Word for word, quote all of the material, omitting the pictures.
§ §
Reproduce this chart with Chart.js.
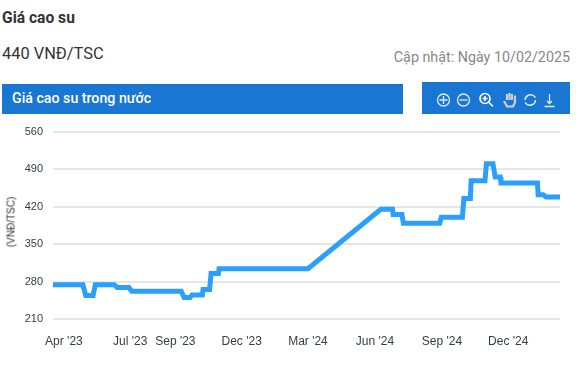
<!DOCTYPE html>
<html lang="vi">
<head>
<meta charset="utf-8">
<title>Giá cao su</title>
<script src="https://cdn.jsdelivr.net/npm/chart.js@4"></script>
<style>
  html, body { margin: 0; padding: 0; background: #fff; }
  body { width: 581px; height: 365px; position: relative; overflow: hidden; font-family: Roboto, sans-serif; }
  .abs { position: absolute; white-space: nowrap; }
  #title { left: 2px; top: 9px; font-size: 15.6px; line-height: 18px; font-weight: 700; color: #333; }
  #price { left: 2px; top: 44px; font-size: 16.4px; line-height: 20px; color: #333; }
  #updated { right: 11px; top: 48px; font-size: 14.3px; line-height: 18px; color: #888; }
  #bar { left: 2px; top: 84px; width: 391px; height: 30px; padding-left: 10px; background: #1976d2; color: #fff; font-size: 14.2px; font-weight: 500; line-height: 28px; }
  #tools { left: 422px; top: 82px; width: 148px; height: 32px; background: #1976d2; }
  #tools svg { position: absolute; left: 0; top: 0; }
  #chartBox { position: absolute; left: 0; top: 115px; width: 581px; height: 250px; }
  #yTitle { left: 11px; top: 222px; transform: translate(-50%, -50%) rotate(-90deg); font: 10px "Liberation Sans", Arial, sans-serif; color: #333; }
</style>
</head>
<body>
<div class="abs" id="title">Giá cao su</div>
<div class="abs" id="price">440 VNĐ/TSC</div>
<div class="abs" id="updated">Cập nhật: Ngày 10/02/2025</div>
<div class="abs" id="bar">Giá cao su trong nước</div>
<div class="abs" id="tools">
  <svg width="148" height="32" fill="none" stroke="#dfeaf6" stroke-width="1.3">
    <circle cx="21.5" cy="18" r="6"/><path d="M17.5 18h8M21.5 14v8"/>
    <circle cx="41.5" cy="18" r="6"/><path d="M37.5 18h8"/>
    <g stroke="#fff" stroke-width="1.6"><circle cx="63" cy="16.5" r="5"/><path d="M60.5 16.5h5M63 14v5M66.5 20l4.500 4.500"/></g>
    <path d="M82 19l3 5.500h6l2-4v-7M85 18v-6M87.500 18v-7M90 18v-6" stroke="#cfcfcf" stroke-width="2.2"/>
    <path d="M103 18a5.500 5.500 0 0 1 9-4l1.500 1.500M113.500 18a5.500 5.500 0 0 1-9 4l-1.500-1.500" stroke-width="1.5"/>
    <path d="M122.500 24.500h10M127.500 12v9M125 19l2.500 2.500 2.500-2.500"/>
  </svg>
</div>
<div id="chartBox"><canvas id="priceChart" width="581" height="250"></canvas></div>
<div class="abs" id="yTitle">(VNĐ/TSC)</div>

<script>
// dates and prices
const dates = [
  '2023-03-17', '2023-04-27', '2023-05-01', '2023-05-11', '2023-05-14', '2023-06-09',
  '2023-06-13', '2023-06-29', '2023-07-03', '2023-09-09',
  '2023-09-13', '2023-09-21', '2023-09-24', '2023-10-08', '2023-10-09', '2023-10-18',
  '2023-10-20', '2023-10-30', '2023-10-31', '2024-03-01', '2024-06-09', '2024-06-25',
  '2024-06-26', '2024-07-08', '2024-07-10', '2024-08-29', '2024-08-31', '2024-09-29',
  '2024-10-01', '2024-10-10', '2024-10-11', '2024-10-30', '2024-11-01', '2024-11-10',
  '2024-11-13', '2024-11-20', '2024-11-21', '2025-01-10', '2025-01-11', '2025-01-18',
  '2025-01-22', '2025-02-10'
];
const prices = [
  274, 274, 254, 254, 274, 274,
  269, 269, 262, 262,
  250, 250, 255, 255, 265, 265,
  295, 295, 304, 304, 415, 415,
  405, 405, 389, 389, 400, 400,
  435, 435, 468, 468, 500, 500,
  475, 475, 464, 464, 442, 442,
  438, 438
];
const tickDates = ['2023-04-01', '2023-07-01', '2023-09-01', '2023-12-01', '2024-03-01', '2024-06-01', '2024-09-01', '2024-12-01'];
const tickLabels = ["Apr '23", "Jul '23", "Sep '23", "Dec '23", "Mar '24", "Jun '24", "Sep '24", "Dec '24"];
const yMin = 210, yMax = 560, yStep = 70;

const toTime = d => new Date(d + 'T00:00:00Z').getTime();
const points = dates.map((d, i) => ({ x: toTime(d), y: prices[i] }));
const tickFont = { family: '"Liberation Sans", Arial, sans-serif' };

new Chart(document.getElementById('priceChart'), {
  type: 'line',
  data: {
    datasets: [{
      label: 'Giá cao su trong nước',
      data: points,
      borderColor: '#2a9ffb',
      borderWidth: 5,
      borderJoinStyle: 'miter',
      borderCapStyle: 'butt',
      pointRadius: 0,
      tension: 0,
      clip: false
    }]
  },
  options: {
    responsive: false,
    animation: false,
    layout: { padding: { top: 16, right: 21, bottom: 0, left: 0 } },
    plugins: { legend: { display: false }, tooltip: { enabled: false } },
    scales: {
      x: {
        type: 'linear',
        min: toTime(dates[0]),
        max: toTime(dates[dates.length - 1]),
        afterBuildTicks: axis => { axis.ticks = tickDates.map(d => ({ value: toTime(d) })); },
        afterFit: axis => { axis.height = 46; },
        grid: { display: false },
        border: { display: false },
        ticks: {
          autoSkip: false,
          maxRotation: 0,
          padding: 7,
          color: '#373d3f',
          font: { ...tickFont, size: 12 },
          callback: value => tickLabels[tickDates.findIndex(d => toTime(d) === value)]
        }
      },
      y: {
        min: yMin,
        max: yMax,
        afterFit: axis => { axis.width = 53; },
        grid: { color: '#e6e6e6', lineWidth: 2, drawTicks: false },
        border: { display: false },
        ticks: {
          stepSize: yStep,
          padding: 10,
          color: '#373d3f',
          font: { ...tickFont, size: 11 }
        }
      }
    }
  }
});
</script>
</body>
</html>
§ §
### Response for this exercise
Reproduce this chart with Chart.js.
<!DOCTYPE html>
<html lang="vi">
<head>
<meta charset="utf-8">
<title>Giá cao su</title>
<script src="https://cdn.jsdelivr.net/npm/chart.js@4"></script>
<style>
  html, body { margin: 0; padding: 0; background: #fff; }
  body { width: 581px; height: 365px; position: relative; overflow: hidden; font-family: Roboto, sans-serif; }
  .abs { position: absolute; white-space: nowrap; }
  #title { left: 2px; top: 9px; font-size: 15.6px; line-height: 18px; font-weight: 700; color: #333; }
  #price { left: 2px; top: 44px; font-size: 16.4px; line-height: 20px; color: #333; }
  #updated { right: 11px; top: 48px; font-size: 14.3px; line-height: 18px; color: #888; }
  #bar { left: 2px; top: 84px; width: 391px; height: 30px; padding-left: 10px; background: #1976d2; color: #fff; font-size: 14.2px; font-weight: 500; line-height: 28px; }
  #tools { left: 422px; top: 82px; width: 148px; height: 32px; background: #1976d2; }
  #tools svg { position: absolute; left: 0; top: 0; }
  #chartBox { position: absolute; left: 0; top: 115px; width: 581px; height: 250px; }
  #yTitle { left: 11px; top: 222px; transform: translate(-50%, -50%) rotate(-90deg); font: 10px "Liberation Sans", Arial, sans-serif; color: #333; }
</style>
</head>
<body>
<div class="abs" id="title">Giá cao su</div>
<div class="abs" id="price">440 VNĐ/TSC</div>
<div class="abs" id="updated">Cập nhật: Ngày 10/02/2025</div>
<div class="abs" id="bar">Giá cao su trong nước</div>
<div class="abs" id="tools">
  <svg width="148" height="32" fill="none" stroke="#dfeaf6" stroke-width="1.3">
    <circle cx="21.5" cy="18" r="6"/><path d="M17.5 18h8M21.5 14v8"/>
    <circle cx="41.5" cy="18" r="6"/><path d="M37.5 18h8"/>
    <g stroke="#fff" stroke-width="1.6"><circle cx="63" cy="16.5" r="5"/><path d="M60.5 16.5h5M63 14v5M66.5 20l4.500 4.500"/></g>
    <path d="M82 19l3 5.500h6l2-4v-7M85 18v-6M87.500 18v-7M90 18v-6" stroke="#cfcfcf" stroke-width="2.2"/>
    <path d="M103 18a5.500 5.500 0 0 1 9-4l1.500 1.500M113.500 18a5.500 5.500 0 0 1-9 4l-1.500-1.500" stroke-width="1.5"/>
    <path d="M122.500 24.500h10M127.500 12v9M125 19l2.500 2.500 2.500-2.500"/>
  </svg>
</div>
<div id="chartBox"><canvas id="priceChart" width="581" height="250"></canvas></div>
<div class="abs" id="yTitle">(VNĐ/TSC)</div>

<script>
// dates and prices
const dates = [
  '2023-03-17', '2023-04-27', '2023-05-01', '2023-05-11', '2023-05-14', '2023-06-09',
  '2023-06-13', '2023-06-29', '2023-07-03', '2023-09-09',
  '2023-09-13', '2023-09-21', '2023-09-24', '2023-10-08', '2023-10-09', '2023-10-18',
  '2023-10-20', '2023-10-30', '2023-10-31', '2024-03-01', '2024-06-09', '2024-06-25',
  '2024-06-26', '2024-07-08', '2024-07-10', '2024-08-29', '2024-08-31', '2024-09-29',
  '2024-10-01', '2024-10-10', '2024-10-11', '2024-10-30', '2024-11-01', '2024-11-10',
  '2024-11-13', '2024-11-20', '2024-11-21', '2025-01-10', '2025-01-11', '2025-01-18',
  '2025-01-22', '2025-02-10'
];
const prices = [
  274, 274, 254, 254, 274, 274,
  269, 269, 262, 262,
  250, 250, 255, 255, 265, 265,
  295, 295, 304, 304, 415, 415,
  405, 405, 389, 389, 400, 400,
  435, 435, 468, 468, 500, 500,
  475, 475, 464, 464, 442, 442,
  438, 438
];
const tickDates = ['2023-04-01', '2023-07-01', '2023-09-01', '2023-12-01', '2024-03-01', '2024-06-01', '2024-09-01', '2024-12-01'];
const tickLabels = ["Apr '23", "Jul '23", "Sep '23", "Dec '23", "Mar '24", "Jun '24", "Sep '24", "Dec '24"];
const yMin = 210, yMax = 560, yStep = 70;

const toTime = d => new Date(d + 'T00:00:00Z').getTime();
const points = dates.map((d, i) => ({ x: toTime(d), y: prices[i] }));
const tickFont = { family: '"Liberation Sans", Arial, sans-serif' };

new Chart(document.getElementById('priceChart'), {
  type: 'line',
  data: {
    datasets: [{
      label: 'Giá cao su trong nước',
      data: points,
      borderColor: '#2a9ffb',
      borderWidth: 5,
      borderJoinStyle: 'miter',
      borderCapStyle: 'butt',
      pointRadius: 0,
      tension: 0,
      clip: false
    }]
  },
  options: {
    responsive: false,
    animation: false,
    layout: { padding: { top: 16, right: 21, bottom: 0, left: 0 } },
    plugins: { legend: { display: false }, tooltip: { enabled: false } },
    scales: {
      x: {
        type: 'linear',
        min: toTime(dates[0]),
        max: toTime(dates[dates.length - 1]),
        afterBuildTicks: axis => { axis.ticks = tickDates.map(d => ({ value: toTime(d) })); },
        afterFit: axis => { axis.height = 46; },
        grid: { display: false },
        border: { display: false },
        ticks: {
          autoSkip: false,
          maxRotation: 0,
          padding: 7,
          color: '#373d3f',
          font: { ...tickFont, size: 12 },
          callback: value => tickLabels[tickDates.findIndex(d => toTime(d) === value)]
        }
      },
      y: {
        min: yMin,
        max: yMax,
        afterFit: axis => { axis.width = 53; },
        grid: { color: '#e6e6e6', lineWidth: 2, drawTicks: false },
        border: { display: false },
        ticks: {
          stepSize: yStep,
          padding: 10,
          color: '#373d3f',
          font: { ...tickFont, size: 11 }
        }
      }
    }
  }
});
</script>
</body>
</html>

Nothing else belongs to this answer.